AIM OF THE EXERCISE
Output exactly the lines from the first one down to the line containing "(0,0) rectangle (3136,1040);", inclusive.

Records with drawing code
━━━

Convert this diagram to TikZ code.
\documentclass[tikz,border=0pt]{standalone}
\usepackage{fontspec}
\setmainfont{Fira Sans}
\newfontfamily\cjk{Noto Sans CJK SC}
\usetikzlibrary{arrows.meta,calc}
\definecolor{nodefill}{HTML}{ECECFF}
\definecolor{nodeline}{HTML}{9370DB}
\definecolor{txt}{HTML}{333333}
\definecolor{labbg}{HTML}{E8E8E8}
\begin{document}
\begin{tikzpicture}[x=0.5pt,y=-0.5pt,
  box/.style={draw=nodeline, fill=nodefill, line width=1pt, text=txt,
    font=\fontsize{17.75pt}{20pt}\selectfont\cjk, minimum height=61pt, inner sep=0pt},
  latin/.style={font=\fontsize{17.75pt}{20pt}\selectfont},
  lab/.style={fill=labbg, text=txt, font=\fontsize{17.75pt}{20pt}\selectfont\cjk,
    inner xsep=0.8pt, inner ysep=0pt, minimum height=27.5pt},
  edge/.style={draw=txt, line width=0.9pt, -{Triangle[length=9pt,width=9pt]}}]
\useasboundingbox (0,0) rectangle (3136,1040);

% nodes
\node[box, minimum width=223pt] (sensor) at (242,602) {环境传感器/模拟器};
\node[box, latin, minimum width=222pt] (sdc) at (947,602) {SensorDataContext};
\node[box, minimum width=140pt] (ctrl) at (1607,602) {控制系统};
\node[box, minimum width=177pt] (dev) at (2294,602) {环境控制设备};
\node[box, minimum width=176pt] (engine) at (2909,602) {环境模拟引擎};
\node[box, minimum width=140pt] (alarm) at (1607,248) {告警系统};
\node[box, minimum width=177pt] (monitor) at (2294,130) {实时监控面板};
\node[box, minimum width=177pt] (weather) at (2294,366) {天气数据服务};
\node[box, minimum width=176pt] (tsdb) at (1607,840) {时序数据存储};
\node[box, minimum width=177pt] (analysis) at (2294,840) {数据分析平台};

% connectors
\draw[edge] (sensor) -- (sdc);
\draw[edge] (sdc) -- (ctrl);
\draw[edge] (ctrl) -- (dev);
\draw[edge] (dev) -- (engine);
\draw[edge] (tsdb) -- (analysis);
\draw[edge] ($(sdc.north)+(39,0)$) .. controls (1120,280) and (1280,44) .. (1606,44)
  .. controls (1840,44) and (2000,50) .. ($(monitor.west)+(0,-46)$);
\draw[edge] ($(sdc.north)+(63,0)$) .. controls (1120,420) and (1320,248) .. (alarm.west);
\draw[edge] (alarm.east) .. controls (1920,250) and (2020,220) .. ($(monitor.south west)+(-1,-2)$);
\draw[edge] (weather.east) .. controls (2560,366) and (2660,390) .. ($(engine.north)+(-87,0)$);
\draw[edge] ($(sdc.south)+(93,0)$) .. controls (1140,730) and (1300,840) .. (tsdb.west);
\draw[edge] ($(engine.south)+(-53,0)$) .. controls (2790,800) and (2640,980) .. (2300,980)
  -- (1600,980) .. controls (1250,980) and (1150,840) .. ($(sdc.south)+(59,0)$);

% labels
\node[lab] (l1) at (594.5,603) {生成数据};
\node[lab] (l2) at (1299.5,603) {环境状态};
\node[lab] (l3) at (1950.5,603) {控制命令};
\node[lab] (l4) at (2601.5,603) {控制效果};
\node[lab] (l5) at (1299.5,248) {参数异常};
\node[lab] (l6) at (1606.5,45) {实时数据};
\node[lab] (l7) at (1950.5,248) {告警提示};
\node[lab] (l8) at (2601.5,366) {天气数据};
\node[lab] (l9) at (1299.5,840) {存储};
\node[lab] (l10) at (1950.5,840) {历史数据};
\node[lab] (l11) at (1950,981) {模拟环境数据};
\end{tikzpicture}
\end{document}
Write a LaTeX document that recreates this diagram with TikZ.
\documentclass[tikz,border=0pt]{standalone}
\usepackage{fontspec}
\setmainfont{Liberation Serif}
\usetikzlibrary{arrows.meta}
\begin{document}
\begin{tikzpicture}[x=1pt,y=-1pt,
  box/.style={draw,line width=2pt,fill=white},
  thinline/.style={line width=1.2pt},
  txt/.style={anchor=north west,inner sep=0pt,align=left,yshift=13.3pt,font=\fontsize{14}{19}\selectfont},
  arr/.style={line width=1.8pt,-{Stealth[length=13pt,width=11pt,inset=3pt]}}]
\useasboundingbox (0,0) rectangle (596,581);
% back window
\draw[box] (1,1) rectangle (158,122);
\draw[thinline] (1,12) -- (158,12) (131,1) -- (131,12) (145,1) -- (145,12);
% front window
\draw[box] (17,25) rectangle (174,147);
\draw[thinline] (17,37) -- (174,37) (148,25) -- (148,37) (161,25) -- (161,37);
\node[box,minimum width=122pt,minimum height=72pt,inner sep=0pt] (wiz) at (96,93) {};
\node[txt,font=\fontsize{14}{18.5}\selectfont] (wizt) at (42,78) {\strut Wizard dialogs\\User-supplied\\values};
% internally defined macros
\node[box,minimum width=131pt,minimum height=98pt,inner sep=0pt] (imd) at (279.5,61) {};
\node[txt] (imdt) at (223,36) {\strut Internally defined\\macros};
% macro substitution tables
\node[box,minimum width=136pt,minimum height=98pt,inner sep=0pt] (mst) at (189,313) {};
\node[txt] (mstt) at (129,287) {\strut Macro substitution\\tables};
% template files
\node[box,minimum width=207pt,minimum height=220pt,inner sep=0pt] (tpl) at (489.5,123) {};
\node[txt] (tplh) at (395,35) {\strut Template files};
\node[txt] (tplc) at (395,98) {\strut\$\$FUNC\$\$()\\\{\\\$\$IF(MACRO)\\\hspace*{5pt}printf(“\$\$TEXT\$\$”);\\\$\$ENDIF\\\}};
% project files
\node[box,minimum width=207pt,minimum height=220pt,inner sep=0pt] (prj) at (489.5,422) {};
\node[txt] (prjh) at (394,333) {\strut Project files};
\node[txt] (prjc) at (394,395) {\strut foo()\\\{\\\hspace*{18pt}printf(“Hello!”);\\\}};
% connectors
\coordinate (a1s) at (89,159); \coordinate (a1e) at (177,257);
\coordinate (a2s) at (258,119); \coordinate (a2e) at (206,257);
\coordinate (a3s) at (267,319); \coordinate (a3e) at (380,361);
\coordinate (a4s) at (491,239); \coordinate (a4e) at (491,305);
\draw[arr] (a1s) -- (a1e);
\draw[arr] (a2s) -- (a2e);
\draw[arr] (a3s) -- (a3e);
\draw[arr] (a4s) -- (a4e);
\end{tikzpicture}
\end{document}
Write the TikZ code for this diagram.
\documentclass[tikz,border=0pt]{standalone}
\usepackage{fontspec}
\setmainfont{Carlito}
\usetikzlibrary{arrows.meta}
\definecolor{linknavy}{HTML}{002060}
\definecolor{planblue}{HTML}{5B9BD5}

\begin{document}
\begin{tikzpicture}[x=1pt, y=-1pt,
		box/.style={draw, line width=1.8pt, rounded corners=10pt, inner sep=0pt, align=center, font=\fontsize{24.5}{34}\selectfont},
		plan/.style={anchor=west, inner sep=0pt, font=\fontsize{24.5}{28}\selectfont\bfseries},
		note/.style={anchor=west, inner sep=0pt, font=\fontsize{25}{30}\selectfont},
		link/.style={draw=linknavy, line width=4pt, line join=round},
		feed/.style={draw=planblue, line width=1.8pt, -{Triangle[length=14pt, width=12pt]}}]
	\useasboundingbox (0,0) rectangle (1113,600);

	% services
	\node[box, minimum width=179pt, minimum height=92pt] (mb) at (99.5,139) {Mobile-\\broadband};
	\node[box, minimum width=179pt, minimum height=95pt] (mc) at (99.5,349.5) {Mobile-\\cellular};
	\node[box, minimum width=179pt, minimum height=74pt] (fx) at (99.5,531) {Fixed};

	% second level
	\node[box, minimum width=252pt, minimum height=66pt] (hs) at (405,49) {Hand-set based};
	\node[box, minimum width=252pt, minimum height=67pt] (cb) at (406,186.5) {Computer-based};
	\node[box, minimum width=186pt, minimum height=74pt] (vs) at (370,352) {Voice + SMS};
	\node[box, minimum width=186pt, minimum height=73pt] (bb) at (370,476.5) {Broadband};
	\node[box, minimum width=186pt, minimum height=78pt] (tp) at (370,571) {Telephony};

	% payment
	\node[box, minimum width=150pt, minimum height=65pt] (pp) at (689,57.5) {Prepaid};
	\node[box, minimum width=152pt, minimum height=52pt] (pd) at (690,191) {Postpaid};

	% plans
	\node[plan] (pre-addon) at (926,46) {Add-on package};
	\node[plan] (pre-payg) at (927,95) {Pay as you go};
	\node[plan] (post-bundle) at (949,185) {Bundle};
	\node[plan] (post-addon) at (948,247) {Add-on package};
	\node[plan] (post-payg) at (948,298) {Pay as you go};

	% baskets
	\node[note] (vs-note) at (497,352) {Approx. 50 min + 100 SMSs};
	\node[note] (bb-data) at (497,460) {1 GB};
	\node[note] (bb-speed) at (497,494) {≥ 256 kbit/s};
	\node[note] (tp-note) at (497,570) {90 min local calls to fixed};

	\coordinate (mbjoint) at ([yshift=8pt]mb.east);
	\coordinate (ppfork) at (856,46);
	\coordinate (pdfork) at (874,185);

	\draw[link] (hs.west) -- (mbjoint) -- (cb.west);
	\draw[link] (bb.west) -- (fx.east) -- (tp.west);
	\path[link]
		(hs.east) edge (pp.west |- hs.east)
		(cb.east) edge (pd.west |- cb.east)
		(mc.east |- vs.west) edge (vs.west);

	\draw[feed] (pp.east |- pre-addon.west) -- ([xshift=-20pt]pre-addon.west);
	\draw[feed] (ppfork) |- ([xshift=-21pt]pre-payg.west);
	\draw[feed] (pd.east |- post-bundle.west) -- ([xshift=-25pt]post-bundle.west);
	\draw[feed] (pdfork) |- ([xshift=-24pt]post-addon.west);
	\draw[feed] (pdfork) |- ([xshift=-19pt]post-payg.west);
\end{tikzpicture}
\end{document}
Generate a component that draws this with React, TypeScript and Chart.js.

━━━

RESULT FOR THIS EXERCISE
Convert this diagram to TikZ code.
\documentclass[tikz,border=0pt]{standalone}
\usepackage{fontspec}
\setmainfont{Fira Sans}
\newfontfamily\cjk{Noto Sans CJK SC}
\usetikzlibrary{arrows.meta,calc}
\definecolor{nodefill}{HTML}{ECECFF}
\definecolor{nodeline}{HTML}{9370DB}
\definecolor{txt}{HTML}{333333}
\definecolor{labbg}{HTML}{E8E8E8}
\begin{document}
\begin{tikzpicture}[x=0.5pt,y=-0.5pt,
  box/.style={draw=nodeline, fill=nodefill, line width=1pt, text=txt,
    font=\fontsize{17.75pt}{20pt}\selectfont\cjk, minimum height=61pt, inner sep=0pt},
  latin/.style={font=\fontsize{17.75pt}{20pt}\selectfont},
  lab/.style={fill=labbg, text=txt, font=\fontsize{17.75pt}{20pt}\selectfont\cjk,
    inner xsep=0.8pt, inner ysep=0pt, minimum height=27.5pt},
  edge/.style={draw=txt, line width=0.9pt, -{Triangle[length=9pt,width=9pt]}}]
\useasboundingbox (0,0) rectangle (3136,1040);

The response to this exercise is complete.